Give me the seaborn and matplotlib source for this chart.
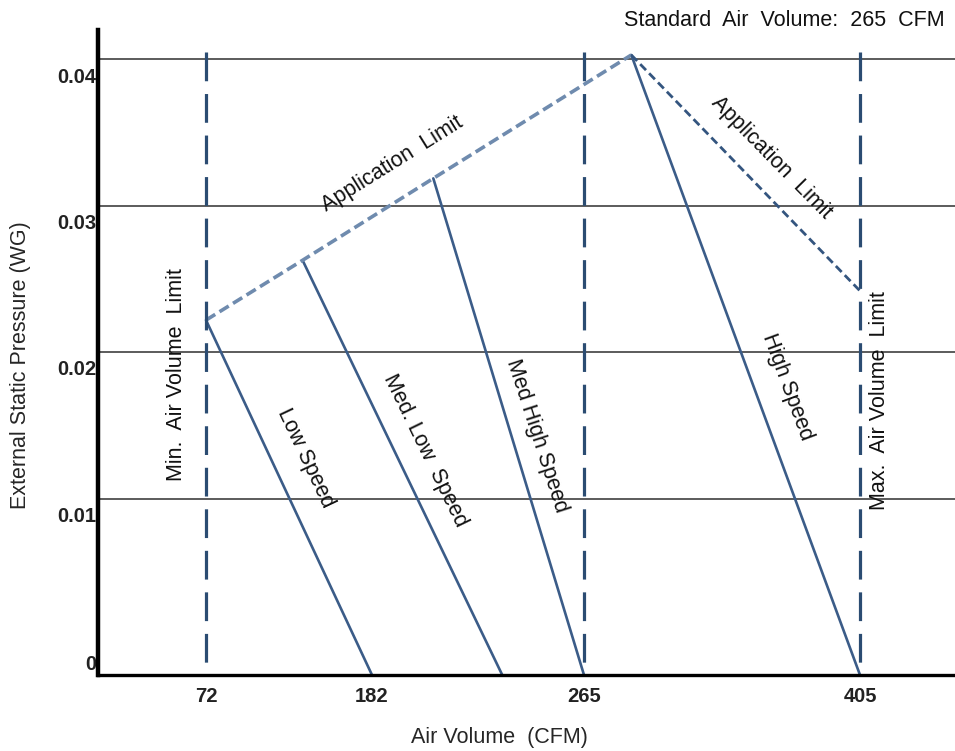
import numpy as np
import pandas as pd
import matplotlib
matplotlib.use("Agg")
import matplotlib.pyplot as plt
import matplotlib.transforms as mtransforms
import seaborn as sns

# the x axis is schematic: the CFM ticks are not spaced evenly, so a
# piecewise scale maps CFM onto the drawn positions
cfm_ticks = [72, 182, 265, 405]
cfm_anchor = [0, 72, 182, 265, 405, 453]
cfm_anchor_pos = [0, 108, 274, 486, 762, 857]

esp_ticks = [0, 0.01, 0.02, 0.03, 0.04]
esp_tick_labels = ["0", "0.01", "0.02", "0.03", "0.04"]
esp_anchor = [0, 0.01, 0.02, 0.03, 0.04, 0.05]
esp_anchor_pos = [0, 176, 323, 469, 616, 763]

# fan speed curves (top end sits on the application limit)
speed_names = ["Low Speed", "Med. Low Speed", "Med High Speed", "High Speed"]
speed_top_cfm = [72, 136, 206, 289]
speed_top_esp = [0.0222, 0.0263, 0.0319, 0.0403]
speed_bottom_cfm = [182, 233, 265, 405]
speed_bottom_esp = [0, 0, 0, 0]

# application limit on the right hand side
app_right_cfm = [289, 405]
app_right_esp = [0.0403, 0.0242]

# min / standard / max air volume limits
limit_cfm = [72, 265, 405]
limit_top_esp = 0.0405

LINE = "#3b5c88"
LIMIT = "#2b4c72"
APP_LEFT = "#6f8bae"
APP_RIGHT = "#34557f"

sns.set_style("white")
plt.rcParams["font.family"] = ["Liberation Sans", "DejaVu Sans"]

fig = plt.figure(figsize=(9.55, 7.51), dpi=100)
ax = fig.add_axes([98 / 955, 76 / 751, 857 / 955, 645 / 751])

speed_df = pd.DataFrame({
    "curve": np.repeat(speed_names, 2),
    "cfm": np.column_stack([speed_top_cfm, speed_bottom_cfm]).ravel(),
    "esp": np.column_stack([speed_top_esp, speed_bottom_esp]).ravel(),
})

sns.lineplot(data=speed_df, x="cfm", y="esp", units="curve", estimator=None,
             sort=False, color=LINE, lw=1.9, legend=False, ax=ax)
sns.lineplot(x=speed_top_cfm, y=speed_top_esp, sort=False, color=APP_LEFT,
             lw=2.6, linestyle=(0, (3, 1.4)), ax=ax)
sns.lineplot(x=app_right_cfm, y=app_right_esp, sort=False, color=APP_RIGHT,
             lw=2.0, linestyle=(0, (3, 1.6)), ax=ax)
# drawn top-down so the dash pattern starts at the top like the reference
ax.vlines(limit_cfm, limit_top_esp, 0, colors=LIMIT, lw=2.3,
          linestyles=[(0, (9, 4))])

ax.set_xscale("function", functions=(
    lambda v: np.interp(v, cfm_anchor, cfm_anchor_pos),
    lambda p: np.interp(p, cfm_anchor_pos, cfm_anchor)))
ax.set_yscale("function", functions=(
    lambda v: np.interp(v, esp_anchor, esp_anchor_pos),
    lambda p: np.interp(p, esp_anchor_pos, esp_anchor)))
ax.set_xlim(0, 453)
ax.set_ylim(0, 0.042)

ax.set_xticks(cfm_ticks)
ax.set_xticklabels([str(c) for c in cfm_ticks])
ax.set_yticks(esp_ticks)
ax.set_yticklabels(esp_tick_labels)
ax.minorticks_off()
ax.grid(axis="y", color="#404040", lw=1.2)
ax.grid(axis="x", visible=False)

for side in ["top", "right"]:
    ax.spines[side].set_visible(False)
ax.spines["left"].set_linewidth(3.2)
ax.spines["bottom"].set_linewidth(2.4)
ax.spines["left"].set_color("black")
ax.spines["bottom"].set_color("black")

ax.tick_params(axis="both", length=0, labelsize=14.5, colors="#222222")
ax.tick_params(axis="x", pad=9)
ax.tick_params(axis="y", pad=1)
for lab in ax.get_xticklabels() + ax.get_yticklabels():
    lab.set_fontweight("bold")

# y tick labels sit under their grid lines, the 0 just above the axis
for tick, dy in zip(ax.yaxis.get_major_ticks(), [13, -15, -15, -15, -16]):
    tick.label1.set_transform(tick.label1.get_transform() +
                              mtransforms.ScaledTranslation(0, dy / fig.dpi, fig.dpi_scale_trans))

ax.set_xlabel("Air Volume  (CFM)", fontsize=15.5)
ax.set_ylabel("External Static Pressure (WG)", fontsize=15.5)
ax.xaxis.set_label_coords(0.469, -0.081)
ax.yaxis.set_label_coords(-0.078, 0.48)

txt = dict(fontsize=15.5, ha="center", va="center", color="#111111",
           rotation_mode="anchor")
ax.text(137.6, 0.0128, "Low Speed", rotation=-64.7, **txt)
ax.text(202.7, 0.0133, "Med. Low  Speed", rotation=-64, **txt)
ax.text(246.6, 0.0143, "Med High Speed", rotation=-72, **txt)
ax.text(368, 0.0176, "High Speed", rotation=-69.7, **txt)
ax.text(190, 0.0329, "Application  Limit", rotation=32, **txt)
ax.text(360, 0.0333, "Application  Limit", rotation=-45.5, **txt)
ax.text(52, 0.0185, "Min.  Air Volume  Limit", rotation=90, **txt)
ax.text(415, 0.0167, "Max.  Air Volume  Limit", rotation=90, **txt)

fig.text(945 / 955, 1 - 20 / 751, "Standard  Air  Volume:  265  CFM",
         fontsize=15.5, ha="right", va="center", color="#111111")

fig.savefig("out.png", dpi=100)
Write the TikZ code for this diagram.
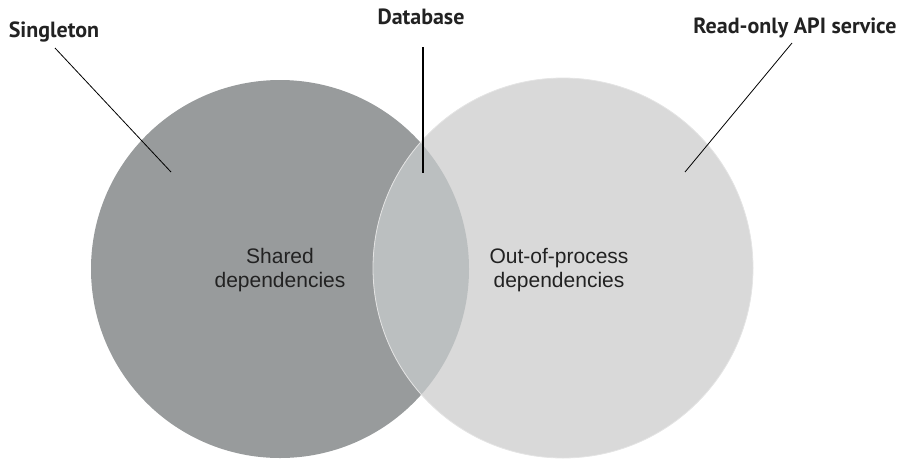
\documentclass[tikz,border=0pt]{standalone}
\usepackage{fontspec}
\setmainfont{Liberation Sans}
\newfontfamily\labelfont{PT Sans}
\definecolor{leftgrey}{HTML}{989B9C}
\definecolor{rightgrey}{HTML}{D9D9D9}
\definecolor{overgrey}{HTML}{BBBFC0}
\definecolor{edgegrey}{HTML}{E4E4E4}
\definecolor{textgrey}{HTML}{222222}
\begin{document}
\begin{tikzpicture}[x=1pt,y=-1pt,
  bodytext/.style={font=\fontsize{21}{24}\selectfont, text=textgrey, align=center, inner sep=0pt},
  labeltext/.style={font=\labelfont\bfseries\fontsize{22}{24}\selectfont, text=textgrey, inner sep=0pt, anchor=base},
  leader/.style={draw=black, line width=0.8pt},
]
\useasboundingbox (0,0) rectangle (899,459);
% circles
\fill[leftgrey] (280,269) circle[radius=189];
\fill[rightgrey] (563,268) circle[radius=190];
\begin{scope}
  \clip (280,269) circle[radius=189];
  \fill[overgrey] (563,268) circle[radius=190];
\end{scope}
\draw[edgegrey, line width=0.8pt] (563,268) circle[radius=190];
% texts
\node[bodytext] (shared) at (280,270) {Shared\\dependencies};
\node[bodytext] (outproc) at (559,270) {Out-of-process\\dependencies};
% labels
\node[labeltext] (singleton) at (54,37) {Singleton};
\node[labeltext] (database) at (421,24) {Database};
\node[labeltext] (readonly) at (795,33) {Read-only API service};
% leaders
\coordinate (sEnd) at (171,172);
\coordinate (dEnd) at (423,173);
\coordinate (rEnd) at (685,172);
\draw[leader] (55,48) -- (sEnd);
\draw[leader, line width=1.6pt] (423,47) -- (dEnd);
\draw[leader] (792,43) -- (rEnd);
\end{tikzpicture}
\end{document}
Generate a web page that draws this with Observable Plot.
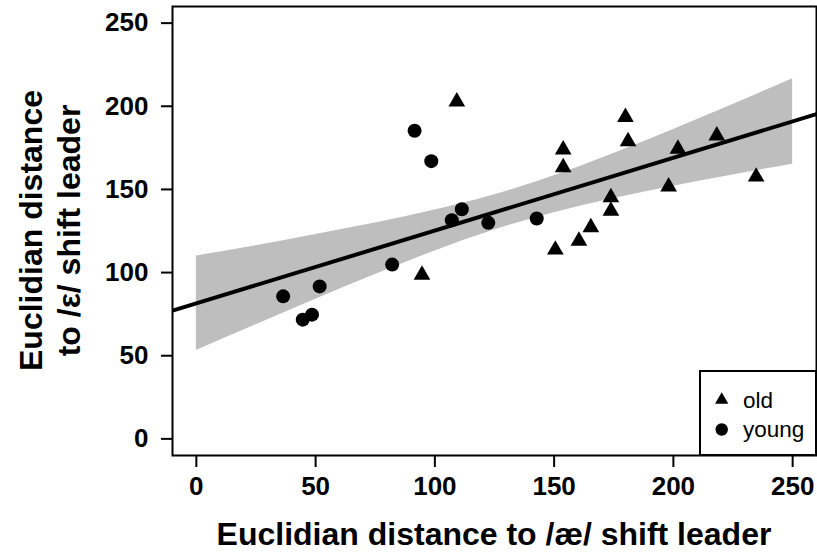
<!DOCTYPE html>
<html><head><meta charset="utf-8">
<script src="https://cdn.jsdelivr.net/npm/d3@7"></script>
<script src="https://cdn.jsdelivr.net/npm/@observablehq/plot@0.6"></script>
<style>html,body{margin:0;padding:0;background:#fff}</style>
</head><body><div id="chart"></div>
<script>
// ---- data ----
const groups = ["old", "young"];
const youngX = [36.4, 44.6, 48.5, 51.7, 82.1, 91.5, 98.5, 107.1, 111.3, 122.4, 142.7];
const youngY = [85.7, 71.7, 74.7, 91.7, 104.8, 185.3, 167.0, 131.5, 138.1, 129.9, 132.5];
const oldX = [94.6, 109.2, 150.5, 153.8, 153.8, 160.4, 165.4, 173.8, 173.8, 179.9, 181.0, 198.0, 201.9, 218.2, 234.7];
const oldY = [98.6, 202.8, 113.7, 163.2, 173.9, 119.1, 127.1, 137.1, 145.2, 193.4, 178.9, 151.6, 174.3, 182.3, 157.6];
const fitX = [-10, 260];
const fitY = [77.1, 195.3];
const bandX  = [0, 25, 50, 75, 100, 125, 150, 175, 200, 225, 250];
const bandLo = [53.1, 68.6, 83.9, 98.8, 113.0, 125.6, 136.0, 144.6, 151.9, 158.7, 165.2];
const bandHi = [109.9, 116.2, 122.9, 129.8, 137.6, 146.8, 158.2, 171.6, 186.1, 201.1, 216.6];
const xTicks = [0, 50, 100, 150, 200, 250];
const yTicks = [0, 50, 100, 150, 200, 250];
const xTitle = "Euclidian distance to /æ/ shift leader";
const yTitle = ["Euclidian distance", "to /ε/ shift leader"];

const young = youngX.map((x, i) => ({x, y: youngY[i]}));
const old = oldX.map((x, i) => ({x, y: oldY[i]}));
const fit = fitX.map((x, i) => ({x, y: fitY[i]}));
const band = bandX.map((x, i) => ({x, lo: bandLo[i], hi: bandHi[i]}));

const FONT = "'Liberation Sans', Arial, Helvetica, sans-serif";
const W = 817, H = 552;
const M = {left: 172, right: 1, top: 6, bottom: 97};

const chart = Plot.plot({
  width: W, height: H,
  marginLeft: M.left, marginRight: M.right, marginTop: M.top, marginBottom: M.bottom,
  x: {domain: [-10, 260]},
  y: {domain: [-10, 260]},
  style: {fontFamily: FONT, color: "black", background: "white", overflow: "visible"},
  marks: [
    Plot.areaY(band, {x: "x", y1: "lo", y2: "hi", fill: "#bebebe", curve: "natural"}),
    Plot.dot(old, {x: "x", y: "y", symbol: "triangle", r: 6.2, fill: "black", stroke: "none"}),
    Plot.dot(young, {x: "x", y: "y", symbol: "circle", r: 7, fill: "black", stroke: "none"}),
    Plot.line(fit, {x: "x", y: "y", stroke: "black", strokeWidth: 4, clip: true}),
    Plot.frame({stroke: "black", strokeWidth: 2}),
    Plot.axisX({ticks: xTicks, tickSize: 12, tickPadding: 9, fontSize: 26, fontWeight: "bold", label: null, strokeWidth: 2, tickFormat: d => String(d)}),
    Plot.axisY({ticks: yTicks, tickSize: 11, tickPadding: 13, fontSize: 26, fontWeight: "bold", label: null, strokeWidth: 2, tickFormat: d => String(d)})
  ]
});
document.getElementById("chart").appendChild(chart);

const svg = d3.select(chart);
// axis titles
svg.append("text")
  .attr("x", (M.left + W - M.right) / 2).attr("y", 545)
  .attr("text-anchor", "middle").attr("font-family", FONT)
  .attr("font-size", 32).attr("font-weight", "bold").attr("fill", "black")
  .text(xTitle);
const yc = (M.top + H - M.bottom) / 2;
yTitle.forEach((t, i) => {
  svg.append("text")
    .attr("transform", `translate(${42 + i * 38},${yc}) rotate(-90)`)
    .attr("text-anchor", "middle").attr("font-family", FONT)
    .attr("font-size", 32).attr("font-weight", "bold").attr("fill", "black")
    .text(t);
});
// legend
const lg = svg.append("g");
lg.append("rect").attr("x", 700).attr("y", 371).attr("width", 116).attr("height", 84)
  .attr("fill", "white").attr("stroke", "black").attr("stroke-width", 2);
const syms = [d3.symbolTriangle, d3.symbolCircle];
const areas = [0.433 * 13.3 * 13.3, Math.PI * 6.2 * 6.2];
groups.forEach((g, i) => {
  const cy = 400 + i * 29.5;
  lg.append("path").attr("d", d3.symbol(syms[i], areas[i])())
    .attr("transform", `translate(721.7,${cy})`).attr("fill", "black");
  lg.append("text").attr("x", 743).attr("y", cy + 7.5)
    .attr("text-anchor", "start")
    .attr("font-family", FONT).attr("font-size", 22.5).attr("fill", "black")
    .text(g);
});
</script>
</body></html>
•••
Print the entries as they stand, first line through the line holding "cfm_anchor_pos = [0, 108, 274, 486, 762, 857]", with every picture removed.

Give me the seaborn and matplotlib source for this chart.
import numpy as np
import pandas as pd
import matplotlib
matplotlib.use("Agg")
import matplotlib.pyplot as plt
import matplotlib.transforms as mtransforms
import seaborn as sns

# the x axis is schematic: the CFM ticks are not spaced evenly, so a
# piecewise scale maps CFM onto the drawn positions
cfm_ticks = [72, 182, 265, 405]
cfm_anchor = [0, 72, 182, 265, 405, 453]
cfm_anchor_pos = [0, 108, 274, 486, 762, 857]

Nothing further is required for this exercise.